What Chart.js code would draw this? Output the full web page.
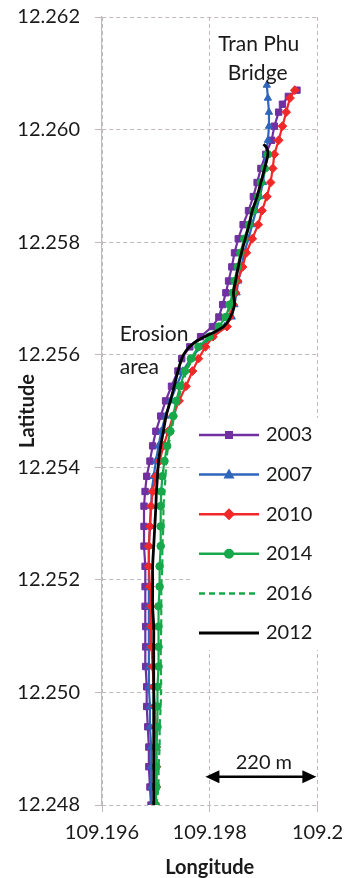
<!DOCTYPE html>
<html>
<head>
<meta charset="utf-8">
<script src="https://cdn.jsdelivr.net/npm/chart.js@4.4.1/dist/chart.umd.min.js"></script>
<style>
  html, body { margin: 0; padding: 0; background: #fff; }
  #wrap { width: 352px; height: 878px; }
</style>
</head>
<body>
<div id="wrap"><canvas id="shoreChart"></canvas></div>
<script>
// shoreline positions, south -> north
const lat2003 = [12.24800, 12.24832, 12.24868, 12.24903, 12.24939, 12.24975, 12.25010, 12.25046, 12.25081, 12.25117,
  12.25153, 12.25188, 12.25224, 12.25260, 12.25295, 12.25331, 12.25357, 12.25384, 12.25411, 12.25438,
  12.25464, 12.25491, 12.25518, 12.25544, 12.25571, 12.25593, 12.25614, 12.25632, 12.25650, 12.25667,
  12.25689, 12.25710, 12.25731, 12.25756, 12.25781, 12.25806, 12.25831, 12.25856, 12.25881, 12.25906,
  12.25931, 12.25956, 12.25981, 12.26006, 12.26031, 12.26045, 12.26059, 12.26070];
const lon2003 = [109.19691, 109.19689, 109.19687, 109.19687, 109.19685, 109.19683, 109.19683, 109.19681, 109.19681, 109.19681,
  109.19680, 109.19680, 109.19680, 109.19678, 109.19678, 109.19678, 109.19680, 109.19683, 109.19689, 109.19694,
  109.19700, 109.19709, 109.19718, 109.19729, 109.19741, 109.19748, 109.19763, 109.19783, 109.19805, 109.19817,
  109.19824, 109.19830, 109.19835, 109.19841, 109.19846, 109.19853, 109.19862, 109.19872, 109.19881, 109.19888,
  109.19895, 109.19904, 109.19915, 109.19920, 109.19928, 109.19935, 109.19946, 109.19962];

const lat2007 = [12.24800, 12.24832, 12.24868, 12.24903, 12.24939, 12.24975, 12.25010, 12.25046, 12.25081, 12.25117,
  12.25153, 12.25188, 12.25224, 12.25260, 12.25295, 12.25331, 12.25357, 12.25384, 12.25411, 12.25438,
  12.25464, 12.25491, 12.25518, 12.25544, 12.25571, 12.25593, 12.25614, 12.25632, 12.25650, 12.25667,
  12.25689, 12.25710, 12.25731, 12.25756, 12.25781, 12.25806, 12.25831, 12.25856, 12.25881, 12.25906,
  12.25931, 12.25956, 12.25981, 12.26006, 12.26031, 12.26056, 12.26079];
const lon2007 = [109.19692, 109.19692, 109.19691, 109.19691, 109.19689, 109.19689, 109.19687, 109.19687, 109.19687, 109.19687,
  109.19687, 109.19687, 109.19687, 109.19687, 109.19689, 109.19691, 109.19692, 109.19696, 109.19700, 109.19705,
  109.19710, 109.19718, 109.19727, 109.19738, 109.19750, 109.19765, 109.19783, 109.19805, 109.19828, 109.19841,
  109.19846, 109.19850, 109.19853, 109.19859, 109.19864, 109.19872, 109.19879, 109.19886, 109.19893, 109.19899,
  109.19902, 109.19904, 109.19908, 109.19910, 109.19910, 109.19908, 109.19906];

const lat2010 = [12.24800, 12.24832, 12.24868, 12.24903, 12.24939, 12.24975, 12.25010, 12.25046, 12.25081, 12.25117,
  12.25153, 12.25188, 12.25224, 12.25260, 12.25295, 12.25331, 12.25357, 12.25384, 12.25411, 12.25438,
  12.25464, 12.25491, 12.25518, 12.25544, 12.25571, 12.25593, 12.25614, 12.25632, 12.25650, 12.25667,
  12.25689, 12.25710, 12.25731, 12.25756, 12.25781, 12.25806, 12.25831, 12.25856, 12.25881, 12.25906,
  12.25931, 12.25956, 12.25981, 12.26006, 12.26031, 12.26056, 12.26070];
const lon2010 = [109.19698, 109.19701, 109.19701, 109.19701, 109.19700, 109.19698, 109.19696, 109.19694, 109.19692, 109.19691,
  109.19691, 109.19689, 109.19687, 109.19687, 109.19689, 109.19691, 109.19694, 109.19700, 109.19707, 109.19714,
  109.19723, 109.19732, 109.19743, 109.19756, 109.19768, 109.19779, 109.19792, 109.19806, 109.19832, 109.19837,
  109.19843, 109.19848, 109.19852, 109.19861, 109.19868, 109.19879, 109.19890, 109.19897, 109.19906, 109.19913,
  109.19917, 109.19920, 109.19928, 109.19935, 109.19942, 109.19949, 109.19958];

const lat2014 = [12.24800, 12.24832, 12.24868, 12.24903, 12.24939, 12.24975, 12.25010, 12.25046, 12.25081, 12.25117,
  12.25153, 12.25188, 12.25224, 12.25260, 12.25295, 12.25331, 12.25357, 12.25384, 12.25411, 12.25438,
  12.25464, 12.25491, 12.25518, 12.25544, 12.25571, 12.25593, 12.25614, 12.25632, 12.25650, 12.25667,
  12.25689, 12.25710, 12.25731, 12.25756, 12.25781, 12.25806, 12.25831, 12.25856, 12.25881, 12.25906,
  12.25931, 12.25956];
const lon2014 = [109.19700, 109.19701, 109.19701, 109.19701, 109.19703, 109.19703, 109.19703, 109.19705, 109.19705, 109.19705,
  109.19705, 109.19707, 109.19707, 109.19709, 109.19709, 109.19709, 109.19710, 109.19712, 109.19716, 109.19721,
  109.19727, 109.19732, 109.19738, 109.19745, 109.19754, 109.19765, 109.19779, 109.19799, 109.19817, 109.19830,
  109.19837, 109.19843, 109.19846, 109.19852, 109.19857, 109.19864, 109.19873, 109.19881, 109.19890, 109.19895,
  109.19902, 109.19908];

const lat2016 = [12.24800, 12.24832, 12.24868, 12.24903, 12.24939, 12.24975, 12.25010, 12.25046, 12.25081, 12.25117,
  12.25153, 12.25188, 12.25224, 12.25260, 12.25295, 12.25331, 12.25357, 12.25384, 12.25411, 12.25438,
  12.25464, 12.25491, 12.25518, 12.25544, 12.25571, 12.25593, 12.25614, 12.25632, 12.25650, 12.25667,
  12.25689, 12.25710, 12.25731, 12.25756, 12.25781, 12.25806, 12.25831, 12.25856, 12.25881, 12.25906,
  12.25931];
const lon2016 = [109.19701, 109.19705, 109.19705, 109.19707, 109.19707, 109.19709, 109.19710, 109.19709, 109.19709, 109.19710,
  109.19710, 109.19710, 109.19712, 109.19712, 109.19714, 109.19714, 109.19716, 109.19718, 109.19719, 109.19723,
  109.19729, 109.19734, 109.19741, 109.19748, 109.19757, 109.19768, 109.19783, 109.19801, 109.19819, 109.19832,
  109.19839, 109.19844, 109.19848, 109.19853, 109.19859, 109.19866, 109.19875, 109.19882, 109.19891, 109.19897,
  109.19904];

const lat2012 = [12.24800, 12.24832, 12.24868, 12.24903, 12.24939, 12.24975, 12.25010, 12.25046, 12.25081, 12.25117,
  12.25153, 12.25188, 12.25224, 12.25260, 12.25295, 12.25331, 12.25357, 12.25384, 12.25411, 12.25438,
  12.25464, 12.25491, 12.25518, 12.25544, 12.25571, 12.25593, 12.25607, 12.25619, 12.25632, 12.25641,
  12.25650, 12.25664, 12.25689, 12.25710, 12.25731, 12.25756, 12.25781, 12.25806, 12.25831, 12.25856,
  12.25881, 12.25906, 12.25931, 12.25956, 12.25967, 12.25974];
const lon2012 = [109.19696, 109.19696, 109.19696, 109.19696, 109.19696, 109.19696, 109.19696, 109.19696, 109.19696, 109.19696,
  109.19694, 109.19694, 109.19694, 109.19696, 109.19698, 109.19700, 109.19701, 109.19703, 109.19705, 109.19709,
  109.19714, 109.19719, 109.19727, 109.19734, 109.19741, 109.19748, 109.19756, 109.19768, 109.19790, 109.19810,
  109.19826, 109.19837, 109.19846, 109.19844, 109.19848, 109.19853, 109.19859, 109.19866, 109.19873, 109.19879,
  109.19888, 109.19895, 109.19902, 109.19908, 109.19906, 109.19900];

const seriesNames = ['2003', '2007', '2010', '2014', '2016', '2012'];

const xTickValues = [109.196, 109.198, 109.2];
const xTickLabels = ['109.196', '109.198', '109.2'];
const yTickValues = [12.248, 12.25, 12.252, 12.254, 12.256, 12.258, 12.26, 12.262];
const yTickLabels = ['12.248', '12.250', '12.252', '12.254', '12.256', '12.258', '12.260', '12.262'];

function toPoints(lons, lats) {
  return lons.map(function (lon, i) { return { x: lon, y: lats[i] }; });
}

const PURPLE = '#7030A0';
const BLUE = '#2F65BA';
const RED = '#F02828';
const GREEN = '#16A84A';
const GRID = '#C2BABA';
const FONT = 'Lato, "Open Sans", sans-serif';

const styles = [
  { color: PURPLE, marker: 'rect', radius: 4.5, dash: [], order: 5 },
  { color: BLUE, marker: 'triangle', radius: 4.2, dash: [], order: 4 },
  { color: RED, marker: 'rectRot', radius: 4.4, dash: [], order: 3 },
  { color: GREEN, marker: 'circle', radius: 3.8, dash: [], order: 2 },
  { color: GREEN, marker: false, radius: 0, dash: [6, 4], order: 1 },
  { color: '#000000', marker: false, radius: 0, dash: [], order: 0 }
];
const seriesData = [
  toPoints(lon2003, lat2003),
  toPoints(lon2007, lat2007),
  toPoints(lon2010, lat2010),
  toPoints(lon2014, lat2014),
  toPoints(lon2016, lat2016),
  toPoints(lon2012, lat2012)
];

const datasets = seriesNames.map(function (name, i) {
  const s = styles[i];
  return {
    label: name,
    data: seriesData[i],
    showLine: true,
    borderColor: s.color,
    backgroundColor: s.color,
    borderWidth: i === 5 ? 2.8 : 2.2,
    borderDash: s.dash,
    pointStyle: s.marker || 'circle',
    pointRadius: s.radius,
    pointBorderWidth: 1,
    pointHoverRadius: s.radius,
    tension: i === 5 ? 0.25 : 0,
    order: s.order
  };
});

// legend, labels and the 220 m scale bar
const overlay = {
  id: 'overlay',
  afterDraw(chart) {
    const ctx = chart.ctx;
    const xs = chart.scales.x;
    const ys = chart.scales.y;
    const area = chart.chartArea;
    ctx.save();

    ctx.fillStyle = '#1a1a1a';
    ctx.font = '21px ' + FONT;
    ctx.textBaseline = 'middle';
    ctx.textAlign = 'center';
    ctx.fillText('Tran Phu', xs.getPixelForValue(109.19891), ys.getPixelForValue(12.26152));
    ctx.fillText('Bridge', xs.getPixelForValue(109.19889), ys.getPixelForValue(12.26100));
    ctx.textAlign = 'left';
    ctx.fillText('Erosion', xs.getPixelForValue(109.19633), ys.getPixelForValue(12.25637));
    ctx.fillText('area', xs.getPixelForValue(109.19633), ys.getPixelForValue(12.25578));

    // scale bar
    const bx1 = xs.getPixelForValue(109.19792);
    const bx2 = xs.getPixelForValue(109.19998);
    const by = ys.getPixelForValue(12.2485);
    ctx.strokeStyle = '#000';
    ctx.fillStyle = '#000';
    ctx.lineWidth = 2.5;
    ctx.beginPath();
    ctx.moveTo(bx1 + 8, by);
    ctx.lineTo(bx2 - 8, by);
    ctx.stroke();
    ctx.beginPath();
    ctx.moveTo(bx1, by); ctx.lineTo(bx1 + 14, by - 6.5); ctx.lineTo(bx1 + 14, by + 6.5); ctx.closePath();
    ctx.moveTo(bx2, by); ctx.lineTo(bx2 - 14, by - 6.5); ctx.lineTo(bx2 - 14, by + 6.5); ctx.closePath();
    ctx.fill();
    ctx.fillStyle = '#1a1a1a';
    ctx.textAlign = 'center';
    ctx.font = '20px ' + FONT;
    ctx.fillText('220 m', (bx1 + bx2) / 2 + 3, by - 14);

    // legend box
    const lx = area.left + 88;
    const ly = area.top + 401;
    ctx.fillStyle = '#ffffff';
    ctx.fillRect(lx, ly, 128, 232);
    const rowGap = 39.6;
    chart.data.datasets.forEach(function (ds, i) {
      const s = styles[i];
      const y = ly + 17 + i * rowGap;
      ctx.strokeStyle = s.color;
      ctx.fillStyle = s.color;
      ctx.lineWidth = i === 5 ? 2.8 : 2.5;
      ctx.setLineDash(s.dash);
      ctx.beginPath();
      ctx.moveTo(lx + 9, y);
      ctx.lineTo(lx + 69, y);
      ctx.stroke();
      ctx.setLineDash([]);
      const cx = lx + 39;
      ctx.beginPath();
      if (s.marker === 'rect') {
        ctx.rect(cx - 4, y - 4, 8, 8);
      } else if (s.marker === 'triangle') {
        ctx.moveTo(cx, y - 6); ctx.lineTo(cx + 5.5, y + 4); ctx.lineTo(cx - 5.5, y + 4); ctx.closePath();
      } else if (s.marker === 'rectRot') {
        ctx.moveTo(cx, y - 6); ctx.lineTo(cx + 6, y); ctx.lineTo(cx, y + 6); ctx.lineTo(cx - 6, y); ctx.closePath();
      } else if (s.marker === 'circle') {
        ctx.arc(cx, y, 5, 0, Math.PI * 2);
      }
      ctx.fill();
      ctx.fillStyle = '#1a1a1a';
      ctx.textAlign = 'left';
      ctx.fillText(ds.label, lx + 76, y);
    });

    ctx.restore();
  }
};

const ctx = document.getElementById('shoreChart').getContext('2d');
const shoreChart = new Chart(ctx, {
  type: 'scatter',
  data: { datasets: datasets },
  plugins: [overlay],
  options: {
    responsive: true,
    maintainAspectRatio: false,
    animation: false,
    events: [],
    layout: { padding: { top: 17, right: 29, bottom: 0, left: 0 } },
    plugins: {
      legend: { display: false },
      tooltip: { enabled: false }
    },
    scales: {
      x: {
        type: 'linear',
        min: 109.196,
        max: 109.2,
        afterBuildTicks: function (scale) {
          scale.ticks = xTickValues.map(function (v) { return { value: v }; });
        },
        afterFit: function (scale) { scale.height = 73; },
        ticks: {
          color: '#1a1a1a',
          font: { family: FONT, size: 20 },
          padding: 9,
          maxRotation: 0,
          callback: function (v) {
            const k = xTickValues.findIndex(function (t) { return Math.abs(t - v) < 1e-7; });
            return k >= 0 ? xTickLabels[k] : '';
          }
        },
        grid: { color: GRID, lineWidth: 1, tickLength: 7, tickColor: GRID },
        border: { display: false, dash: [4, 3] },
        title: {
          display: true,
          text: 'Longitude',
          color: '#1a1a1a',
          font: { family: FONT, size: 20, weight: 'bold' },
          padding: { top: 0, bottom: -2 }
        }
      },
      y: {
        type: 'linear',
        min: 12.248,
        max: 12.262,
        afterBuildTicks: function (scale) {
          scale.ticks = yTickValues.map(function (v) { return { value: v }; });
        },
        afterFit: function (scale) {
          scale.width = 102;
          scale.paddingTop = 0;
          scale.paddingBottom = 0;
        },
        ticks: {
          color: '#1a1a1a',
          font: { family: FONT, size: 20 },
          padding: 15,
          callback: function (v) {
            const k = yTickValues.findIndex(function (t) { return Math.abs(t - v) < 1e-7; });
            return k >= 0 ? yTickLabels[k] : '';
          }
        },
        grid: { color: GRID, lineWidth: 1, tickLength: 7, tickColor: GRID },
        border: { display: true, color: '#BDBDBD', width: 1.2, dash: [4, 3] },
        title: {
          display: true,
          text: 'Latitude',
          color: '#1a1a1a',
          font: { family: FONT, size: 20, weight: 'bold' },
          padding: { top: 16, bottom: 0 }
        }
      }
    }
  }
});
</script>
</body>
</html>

------------------------

Return nothing but the lines running from the start of the data to the line with "109.19935, 109.19946, 109.19962];", please, both ends included and no pictures.

What Chart.js code would draw this? Output the full web page.
<!DOCTYPE html>
<html>
<head>
<meta charset="utf-8">
<script src="https://cdn.jsdelivr.net/npm/chart.js@4.4.1/dist/chart.umd.min.js"></script>
<style>
  html, body { margin: 0; padding: 0; background: #fff; }
  #wrap { width: 352px; height: 878px; }
</style>
</head>
<body>
<div id="wrap"><canvas id="shoreChart"></canvas></div>
<script>
// shoreline positions, south -> north
const lat2003 = [12.24800, 12.24832, 12.24868, 12.24903, 12.24939, 12.24975, 12.25010, 12.25046, 12.25081, 12.25117,
  12.25153, 12.25188, 12.25224, 12.25260, 12.25295, 12.25331, 12.25357, 12.25384, 12.25411, 12.25438,
  12.25464, 12.25491, 12.25518, 12.25544, 12.25571, 12.25593, 12.25614, 12.25632, 12.25650, 12.25667,
  12.25689, 12.25710, 12.25731, 12.25756, 12.25781, 12.25806, 12.25831, 12.25856, 12.25881, 12.25906,
  12.25931, 12.25956, 12.25981, 12.26006, 12.26031, 12.26045, 12.26059, 12.26070];
const lon2003 = [109.19691, 109.19689, 109.19687, 109.19687, 109.19685, 109.19683, 109.19683, 109.19681, 109.19681, 109.19681,
  109.19680, 109.19680, 109.19680, 109.19678, 109.19678, 109.19678, 109.19680, 109.19683, 109.19689, 109.19694,
  109.19700, 109.19709, 109.19718, 109.19729, 109.19741, 109.19748, 109.19763, 109.19783, 109.19805, 109.19817,
  109.19824, 109.19830, 109.19835, 109.19841, 109.19846, 109.19853, 109.19862, 109.19872, 109.19881, 109.19888,
  109.19895, 109.19904, 109.19915, 109.19920, 109.19928, 109.19935, 109.19946, 109.19962];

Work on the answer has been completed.